The problem
Output exactly the lines from the line containing "Write a LaTeX" through the line containing "(10,12) -- (10,1039);", inclusive, and omit any pictures.

* start Records for the task *

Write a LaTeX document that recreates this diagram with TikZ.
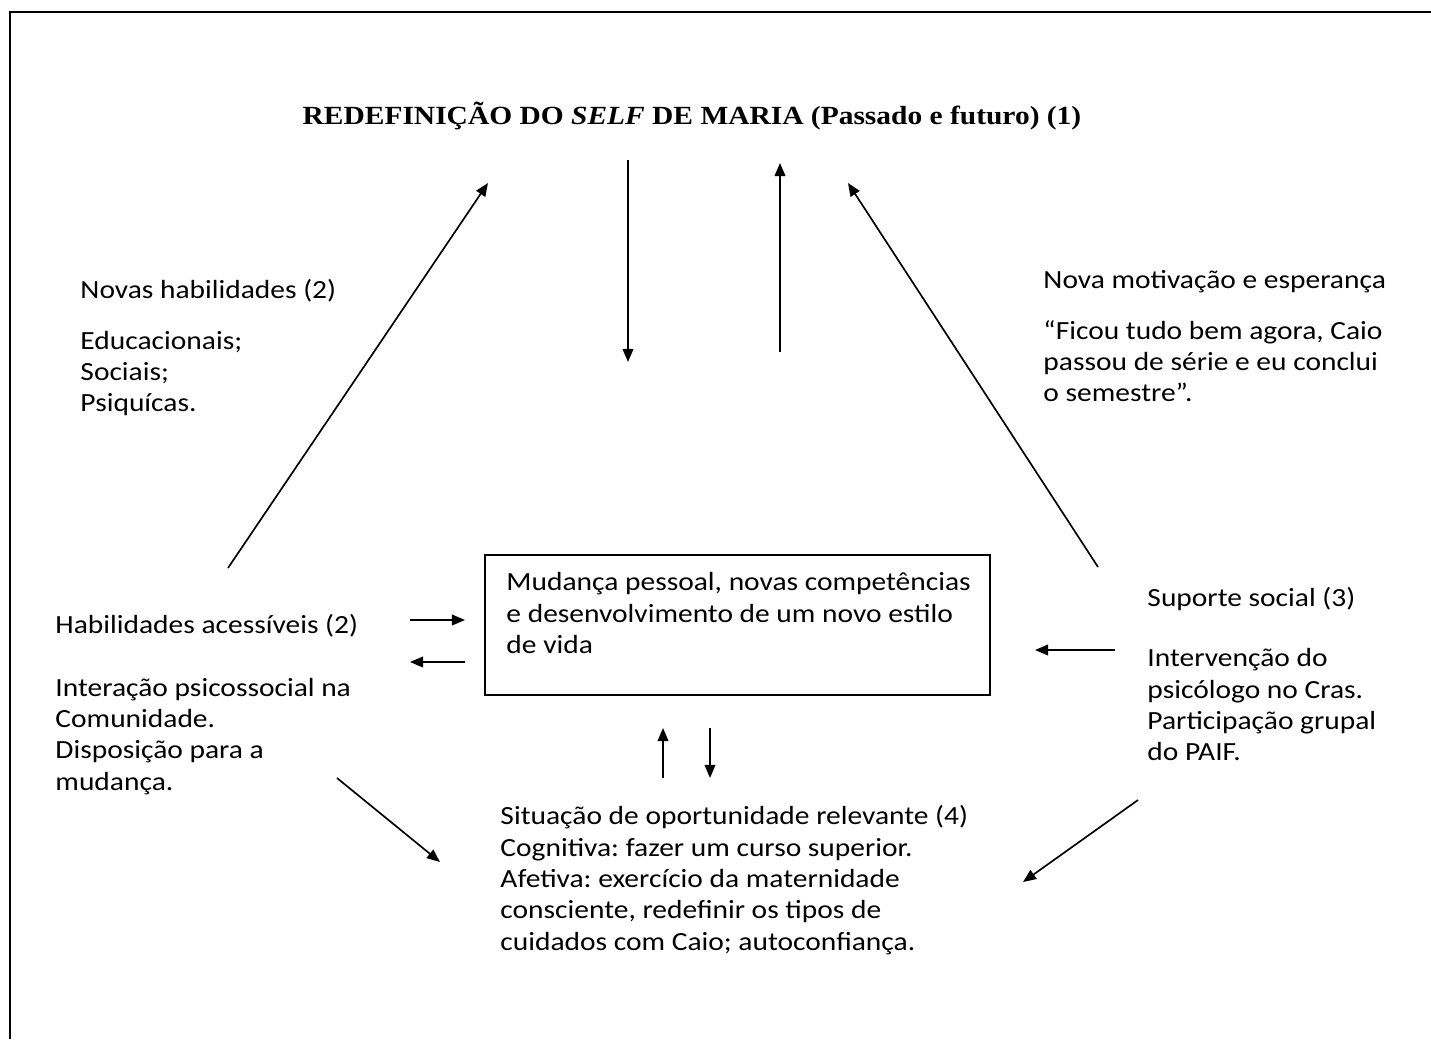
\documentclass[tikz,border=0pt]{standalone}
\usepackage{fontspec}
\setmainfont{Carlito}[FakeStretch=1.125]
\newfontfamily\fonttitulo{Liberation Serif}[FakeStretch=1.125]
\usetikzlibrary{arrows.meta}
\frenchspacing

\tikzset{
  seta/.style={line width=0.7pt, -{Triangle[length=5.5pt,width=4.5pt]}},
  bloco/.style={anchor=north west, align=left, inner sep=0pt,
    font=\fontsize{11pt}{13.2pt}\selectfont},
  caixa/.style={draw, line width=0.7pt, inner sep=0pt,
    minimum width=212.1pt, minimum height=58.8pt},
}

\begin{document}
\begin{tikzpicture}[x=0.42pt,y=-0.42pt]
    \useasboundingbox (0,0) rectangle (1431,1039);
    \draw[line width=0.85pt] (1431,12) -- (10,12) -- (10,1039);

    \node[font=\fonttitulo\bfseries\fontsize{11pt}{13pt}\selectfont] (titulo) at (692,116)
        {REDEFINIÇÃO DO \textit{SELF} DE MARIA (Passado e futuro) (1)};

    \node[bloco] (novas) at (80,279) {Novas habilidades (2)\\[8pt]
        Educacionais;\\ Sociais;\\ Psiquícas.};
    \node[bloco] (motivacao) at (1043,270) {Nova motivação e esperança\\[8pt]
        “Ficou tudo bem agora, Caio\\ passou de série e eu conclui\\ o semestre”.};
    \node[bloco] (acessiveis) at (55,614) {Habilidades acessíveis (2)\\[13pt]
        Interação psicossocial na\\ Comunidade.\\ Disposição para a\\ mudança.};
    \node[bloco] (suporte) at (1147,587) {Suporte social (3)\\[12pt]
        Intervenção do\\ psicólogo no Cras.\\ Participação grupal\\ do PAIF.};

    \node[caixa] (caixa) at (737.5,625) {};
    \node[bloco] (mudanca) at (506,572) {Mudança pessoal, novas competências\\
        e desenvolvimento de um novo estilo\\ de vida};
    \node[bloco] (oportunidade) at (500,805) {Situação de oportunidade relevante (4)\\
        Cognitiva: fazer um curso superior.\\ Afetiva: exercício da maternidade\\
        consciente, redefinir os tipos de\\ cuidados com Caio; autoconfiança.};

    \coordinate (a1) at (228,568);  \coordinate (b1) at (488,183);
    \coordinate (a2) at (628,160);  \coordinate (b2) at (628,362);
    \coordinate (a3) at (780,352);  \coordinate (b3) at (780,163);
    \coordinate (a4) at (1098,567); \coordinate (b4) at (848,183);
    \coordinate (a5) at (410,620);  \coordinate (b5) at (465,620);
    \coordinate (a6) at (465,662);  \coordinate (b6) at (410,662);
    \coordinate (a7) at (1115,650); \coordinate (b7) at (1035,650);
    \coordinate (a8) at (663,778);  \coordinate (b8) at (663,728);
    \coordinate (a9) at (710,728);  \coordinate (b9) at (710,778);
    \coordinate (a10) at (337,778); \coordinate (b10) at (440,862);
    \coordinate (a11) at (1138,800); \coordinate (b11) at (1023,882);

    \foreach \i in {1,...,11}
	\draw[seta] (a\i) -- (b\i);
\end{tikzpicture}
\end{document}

* end Records for the task *
* start Records for the task *

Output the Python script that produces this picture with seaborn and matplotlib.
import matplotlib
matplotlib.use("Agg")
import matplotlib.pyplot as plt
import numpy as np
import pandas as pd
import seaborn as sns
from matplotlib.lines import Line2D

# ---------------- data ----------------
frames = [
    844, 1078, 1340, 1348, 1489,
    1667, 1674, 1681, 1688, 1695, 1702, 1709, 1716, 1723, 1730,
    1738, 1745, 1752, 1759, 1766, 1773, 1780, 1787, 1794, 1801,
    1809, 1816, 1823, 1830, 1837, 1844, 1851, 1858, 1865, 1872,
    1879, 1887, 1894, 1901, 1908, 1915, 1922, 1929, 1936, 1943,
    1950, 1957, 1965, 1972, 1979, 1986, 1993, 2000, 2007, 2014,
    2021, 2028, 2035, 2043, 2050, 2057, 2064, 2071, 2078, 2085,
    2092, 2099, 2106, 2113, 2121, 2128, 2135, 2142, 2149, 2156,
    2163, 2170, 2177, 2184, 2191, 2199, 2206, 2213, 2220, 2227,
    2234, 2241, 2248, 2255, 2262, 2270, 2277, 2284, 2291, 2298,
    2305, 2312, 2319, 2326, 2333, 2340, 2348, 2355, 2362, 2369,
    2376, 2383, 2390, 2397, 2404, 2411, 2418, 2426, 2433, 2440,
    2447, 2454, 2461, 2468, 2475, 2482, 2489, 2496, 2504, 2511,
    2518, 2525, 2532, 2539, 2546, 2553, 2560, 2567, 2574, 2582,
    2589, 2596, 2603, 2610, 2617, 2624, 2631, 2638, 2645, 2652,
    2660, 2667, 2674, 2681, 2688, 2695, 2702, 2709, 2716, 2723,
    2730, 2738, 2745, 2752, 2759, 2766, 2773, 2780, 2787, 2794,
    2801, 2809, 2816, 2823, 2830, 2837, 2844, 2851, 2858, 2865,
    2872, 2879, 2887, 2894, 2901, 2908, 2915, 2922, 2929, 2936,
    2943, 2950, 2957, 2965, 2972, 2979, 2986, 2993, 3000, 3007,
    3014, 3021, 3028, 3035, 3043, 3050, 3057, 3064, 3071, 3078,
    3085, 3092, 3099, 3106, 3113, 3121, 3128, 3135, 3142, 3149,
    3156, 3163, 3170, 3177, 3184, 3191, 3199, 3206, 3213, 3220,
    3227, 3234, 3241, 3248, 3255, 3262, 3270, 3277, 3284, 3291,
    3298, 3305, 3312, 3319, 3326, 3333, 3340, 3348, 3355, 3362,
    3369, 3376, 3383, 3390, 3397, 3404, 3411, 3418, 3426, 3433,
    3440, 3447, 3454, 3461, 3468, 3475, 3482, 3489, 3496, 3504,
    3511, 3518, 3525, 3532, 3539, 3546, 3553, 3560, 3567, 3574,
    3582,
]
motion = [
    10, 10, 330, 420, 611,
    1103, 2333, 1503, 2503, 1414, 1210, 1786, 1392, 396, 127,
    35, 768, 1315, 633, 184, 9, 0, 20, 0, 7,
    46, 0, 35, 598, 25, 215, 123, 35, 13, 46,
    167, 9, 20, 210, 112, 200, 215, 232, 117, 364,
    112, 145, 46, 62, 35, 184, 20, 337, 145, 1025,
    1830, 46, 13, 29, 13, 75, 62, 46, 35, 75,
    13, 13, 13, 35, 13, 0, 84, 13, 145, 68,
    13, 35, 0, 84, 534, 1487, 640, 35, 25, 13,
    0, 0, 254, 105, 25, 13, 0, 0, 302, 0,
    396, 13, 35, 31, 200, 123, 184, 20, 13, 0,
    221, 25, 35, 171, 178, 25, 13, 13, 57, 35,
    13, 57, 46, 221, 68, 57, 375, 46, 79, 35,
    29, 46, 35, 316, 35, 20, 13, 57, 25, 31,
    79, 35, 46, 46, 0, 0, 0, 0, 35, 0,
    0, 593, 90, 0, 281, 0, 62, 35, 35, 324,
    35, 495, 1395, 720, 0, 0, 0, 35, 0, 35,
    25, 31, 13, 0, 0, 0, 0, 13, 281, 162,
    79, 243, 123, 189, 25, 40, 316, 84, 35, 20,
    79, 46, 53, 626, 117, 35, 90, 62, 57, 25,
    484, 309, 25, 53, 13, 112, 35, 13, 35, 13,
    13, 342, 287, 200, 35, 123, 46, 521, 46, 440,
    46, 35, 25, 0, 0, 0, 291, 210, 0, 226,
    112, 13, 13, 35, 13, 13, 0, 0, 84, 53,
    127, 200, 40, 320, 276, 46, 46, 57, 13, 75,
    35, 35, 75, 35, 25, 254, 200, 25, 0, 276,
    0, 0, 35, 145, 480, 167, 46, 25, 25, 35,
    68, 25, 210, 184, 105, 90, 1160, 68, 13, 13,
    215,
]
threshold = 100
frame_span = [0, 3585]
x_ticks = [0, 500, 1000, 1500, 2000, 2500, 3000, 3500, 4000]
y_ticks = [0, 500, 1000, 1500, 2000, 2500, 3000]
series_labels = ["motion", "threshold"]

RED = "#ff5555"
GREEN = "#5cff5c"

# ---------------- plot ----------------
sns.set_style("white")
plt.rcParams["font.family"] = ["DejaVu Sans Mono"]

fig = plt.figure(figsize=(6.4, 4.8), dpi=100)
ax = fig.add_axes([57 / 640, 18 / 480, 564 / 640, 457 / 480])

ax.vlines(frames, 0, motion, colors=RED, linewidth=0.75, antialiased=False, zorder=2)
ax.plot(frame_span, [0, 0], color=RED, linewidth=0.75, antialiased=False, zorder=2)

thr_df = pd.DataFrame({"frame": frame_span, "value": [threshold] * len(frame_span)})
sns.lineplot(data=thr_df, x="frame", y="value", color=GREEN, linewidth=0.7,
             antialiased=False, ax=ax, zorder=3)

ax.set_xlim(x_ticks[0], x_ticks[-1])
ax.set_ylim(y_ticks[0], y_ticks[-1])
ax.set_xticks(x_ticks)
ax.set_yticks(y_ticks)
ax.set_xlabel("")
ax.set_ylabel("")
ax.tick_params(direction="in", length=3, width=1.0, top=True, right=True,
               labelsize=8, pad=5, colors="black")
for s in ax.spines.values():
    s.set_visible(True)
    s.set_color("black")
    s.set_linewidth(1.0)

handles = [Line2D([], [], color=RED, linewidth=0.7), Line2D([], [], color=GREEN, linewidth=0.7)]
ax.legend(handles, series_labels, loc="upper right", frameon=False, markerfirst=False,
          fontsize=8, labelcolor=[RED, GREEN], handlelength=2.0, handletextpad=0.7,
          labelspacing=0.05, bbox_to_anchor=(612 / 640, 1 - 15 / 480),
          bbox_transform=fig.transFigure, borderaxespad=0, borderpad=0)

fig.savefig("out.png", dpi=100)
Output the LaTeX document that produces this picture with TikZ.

* end Records for the task *

Final answer
Write a LaTeX document that recreates this diagram with TikZ.
\documentclass[tikz,border=0pt]{standalone}
\usepackage{fontspec}
\setmainfont{Carlito}[FakeStretch=1.125]
\newfontfamily\fonttitulo{Liberation Serif}[FakeStretch=1.125]
\usetikzlibrary{arrows.meta}
\frenchspacing

\tikzset{
  seta/.style={line width=0.7pt, -{Triangle[length=5.5pt,width=4.5pt]}},
  bloco/.style={anchor=north west, align=left, inner sep=0pt,
    font=\fontsize{11pt}{13.2pt}\selectfont},
  caixa/.style={draw, line width=0.7pt, inner sep=0pt,
    minimum width=212.1pt, minimum height=58.8pt},
}

\begin{document}
\begin{tikzpicture}[x=0.42pt,y=-0.42pt]
    \useasboundingbox (0,0) rectangle (1431,1039);
    \draw[line width=0.85pt] (1431,12) -- (10,12) -- (10,1039);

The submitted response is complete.